British run to catch up in race for China trade

Doing business with China can be difficult, but it also throws up unexpected opportunities.

Britain's best-known manufacturer of earth-movers, JCB, recently sold 12 machines to China's national railway. The Chinese railway wanted them for building houses - in Botswana.

Another British firm is now poised for a marketing challenge. Lyons Tetley expects to be selling its (round) tea-bags to the discriminating tea-drinkers of the Middle Kingdom.

This is not the usual image of British business in China, as the UK has an annual trade deficit with China of £800m. Both the Sino- British row over Hong Kong and the lack of foresight of British business have been blamed. So the visit of Michael Heseltine, President of the Board of Trade, and more than 140 British businessmen on the largest British trade mission to any country is seen as highly significant.

As the first Cabinet-level visit since July 1993, Mr Heseltine's arrival at the weekend suggests relations are thawing. Last autumn, Peking could not agree on a date for a visit by the Trade Minister Richard Needham. Today, Mr Heseltine is to meet Li Peng, China's Prime Minister. Whether this can help to resolve differences over Hong Kong is a moot point. People in the colony are concerned that China's most senior official for Hong Kong affairs, Lu Ping, refuses to meet the Governor, Chris Patten, or the Chief Secretary, Anson Chan. A stand-off continues over arrangements for the colony's Court of Final Appeal, and over preparations for the hand-over of sovereignty in 1997. Mr Heseltine has said he "might" raise Hong Kong in official meetings this week.

There is more reason to be hopeful about British exports than settling disputes over Hong Kong. It is difficult to establish how well British companies are doing in China. British trade statistics show the UK lagging behind European competitors, such as Germany, France and Italy, when it comes to exports to China. But Chinese figures, which are not trustworthy, show Britain is more active than other EU countries in making direct investment in China. British officials cannot explain these divergent trends.

The poor state of Sino-British relations since 1992 may have contributed to a failure to win big infrastructure contracts.
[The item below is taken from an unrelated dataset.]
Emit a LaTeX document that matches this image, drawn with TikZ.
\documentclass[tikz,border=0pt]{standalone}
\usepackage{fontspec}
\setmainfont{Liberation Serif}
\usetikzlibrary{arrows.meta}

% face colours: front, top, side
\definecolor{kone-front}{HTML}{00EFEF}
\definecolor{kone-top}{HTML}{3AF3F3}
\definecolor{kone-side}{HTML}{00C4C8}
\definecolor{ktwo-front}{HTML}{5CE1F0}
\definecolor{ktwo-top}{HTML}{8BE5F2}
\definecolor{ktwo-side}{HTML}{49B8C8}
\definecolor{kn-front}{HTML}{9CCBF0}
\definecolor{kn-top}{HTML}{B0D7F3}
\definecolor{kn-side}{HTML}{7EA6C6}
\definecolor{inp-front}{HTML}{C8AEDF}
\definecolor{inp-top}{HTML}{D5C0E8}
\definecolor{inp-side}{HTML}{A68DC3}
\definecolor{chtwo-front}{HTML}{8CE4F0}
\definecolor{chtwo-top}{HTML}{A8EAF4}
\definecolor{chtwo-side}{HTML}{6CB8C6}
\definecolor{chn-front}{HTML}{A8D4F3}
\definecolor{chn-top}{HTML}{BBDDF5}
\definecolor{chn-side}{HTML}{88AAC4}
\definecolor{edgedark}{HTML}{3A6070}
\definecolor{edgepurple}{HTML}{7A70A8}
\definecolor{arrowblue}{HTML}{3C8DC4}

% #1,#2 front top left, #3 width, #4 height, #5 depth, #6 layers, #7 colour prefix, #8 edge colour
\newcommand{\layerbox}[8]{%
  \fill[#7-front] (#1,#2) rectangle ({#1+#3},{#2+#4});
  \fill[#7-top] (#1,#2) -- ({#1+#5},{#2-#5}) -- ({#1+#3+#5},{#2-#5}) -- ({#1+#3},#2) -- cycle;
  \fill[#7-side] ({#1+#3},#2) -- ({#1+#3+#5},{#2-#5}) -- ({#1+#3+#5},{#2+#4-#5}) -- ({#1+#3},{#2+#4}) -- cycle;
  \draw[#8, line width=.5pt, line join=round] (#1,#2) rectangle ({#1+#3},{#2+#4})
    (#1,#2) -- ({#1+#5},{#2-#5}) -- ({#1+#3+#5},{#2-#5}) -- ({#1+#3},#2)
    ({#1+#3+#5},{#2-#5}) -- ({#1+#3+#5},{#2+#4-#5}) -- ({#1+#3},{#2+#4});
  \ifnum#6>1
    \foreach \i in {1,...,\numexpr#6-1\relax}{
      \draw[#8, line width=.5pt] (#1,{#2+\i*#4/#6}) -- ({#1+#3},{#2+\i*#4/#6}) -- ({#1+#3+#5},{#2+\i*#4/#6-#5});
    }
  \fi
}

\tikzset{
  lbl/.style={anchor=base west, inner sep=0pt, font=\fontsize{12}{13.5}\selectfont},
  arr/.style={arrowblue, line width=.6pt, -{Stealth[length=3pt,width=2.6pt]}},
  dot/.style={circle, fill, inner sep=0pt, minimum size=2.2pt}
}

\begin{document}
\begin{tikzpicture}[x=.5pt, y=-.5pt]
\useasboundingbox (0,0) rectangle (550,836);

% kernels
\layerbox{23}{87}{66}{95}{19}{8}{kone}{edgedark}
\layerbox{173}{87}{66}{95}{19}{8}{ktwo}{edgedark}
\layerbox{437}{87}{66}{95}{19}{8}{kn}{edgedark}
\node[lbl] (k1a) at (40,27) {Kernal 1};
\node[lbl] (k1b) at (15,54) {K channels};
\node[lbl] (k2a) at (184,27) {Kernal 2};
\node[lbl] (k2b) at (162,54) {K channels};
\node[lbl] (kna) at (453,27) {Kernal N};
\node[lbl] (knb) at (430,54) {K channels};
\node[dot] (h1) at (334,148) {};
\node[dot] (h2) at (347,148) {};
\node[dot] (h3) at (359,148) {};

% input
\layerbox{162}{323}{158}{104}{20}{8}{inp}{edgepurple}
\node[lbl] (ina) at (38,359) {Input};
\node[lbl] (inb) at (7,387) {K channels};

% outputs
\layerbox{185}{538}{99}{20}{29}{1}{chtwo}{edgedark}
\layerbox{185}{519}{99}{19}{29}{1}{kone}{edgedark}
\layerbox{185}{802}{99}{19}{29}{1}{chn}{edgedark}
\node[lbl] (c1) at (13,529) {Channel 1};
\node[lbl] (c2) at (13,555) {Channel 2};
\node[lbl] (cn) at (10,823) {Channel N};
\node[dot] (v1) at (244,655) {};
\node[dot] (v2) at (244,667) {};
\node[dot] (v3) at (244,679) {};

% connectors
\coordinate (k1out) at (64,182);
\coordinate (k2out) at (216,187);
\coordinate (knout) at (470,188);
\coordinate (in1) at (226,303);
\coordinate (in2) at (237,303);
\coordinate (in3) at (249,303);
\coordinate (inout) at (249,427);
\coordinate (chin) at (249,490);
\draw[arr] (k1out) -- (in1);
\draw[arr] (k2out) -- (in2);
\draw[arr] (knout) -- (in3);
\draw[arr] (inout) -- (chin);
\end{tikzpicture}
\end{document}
But firms chasing smaller orders do not have that excuse.

One mainland Chinese employee of an English manufacturing company on the trade mission said: "British companies came here a little bit late compared with the Japanese and Americans."

Many companies represented on Mr Heseltine's trade mission admit they have been slow off the mark. But they say they woke up to China's potential about two years ago.

JCB had been selling one or two vehicles a year to China for a long time. "We decided a couple of years ago that we needed to be much more active in China," said Mike Chapman, its Far East director. JCB hired a mainland representative last October. It predicts sales of vehicles to China and Hong Kong will more than triple this year.

Bridon of Doncaster had been supplying steel cables to Chinese mines for a decade before deciding, two years ago, to give serious attention to China.

"We obviously missed a couple of opportunities. But since we decided to do something about the Chinese market we have been running fast to catch up," said George Armitage, the director for Asia-Pacific. Bridon subsequently won a $5m (£ 3.1m) contract to supply the wire for the main suspension cable across the Yangtze at the site of the Three Gorges dam.

Similar stories are told by other companies, including Thorn Lighting, which recently lit the new Xidan shopping centre in Peking and Zhuhai's airport. Satchwell Control Systems of Slough opened an office in Peking six months ago, and immediately took orders for environmental control systems. In three years', said its managing director, Angus Cairns, China will provide "a serious chunk of business for us".

British exports may be on the rise, but no one disputes that China is a difficult market for foreign businessmen, and not only because of bureaucracy. Goh Chok Tong, Prime Minister of Singapore, the fifth largest investor in China, warned: "The rule of law is not consistently applied ... Businessmen complain about the lack of transparency in the way rules are made and applied ... When things go wrong, recourse to the legal system is limited."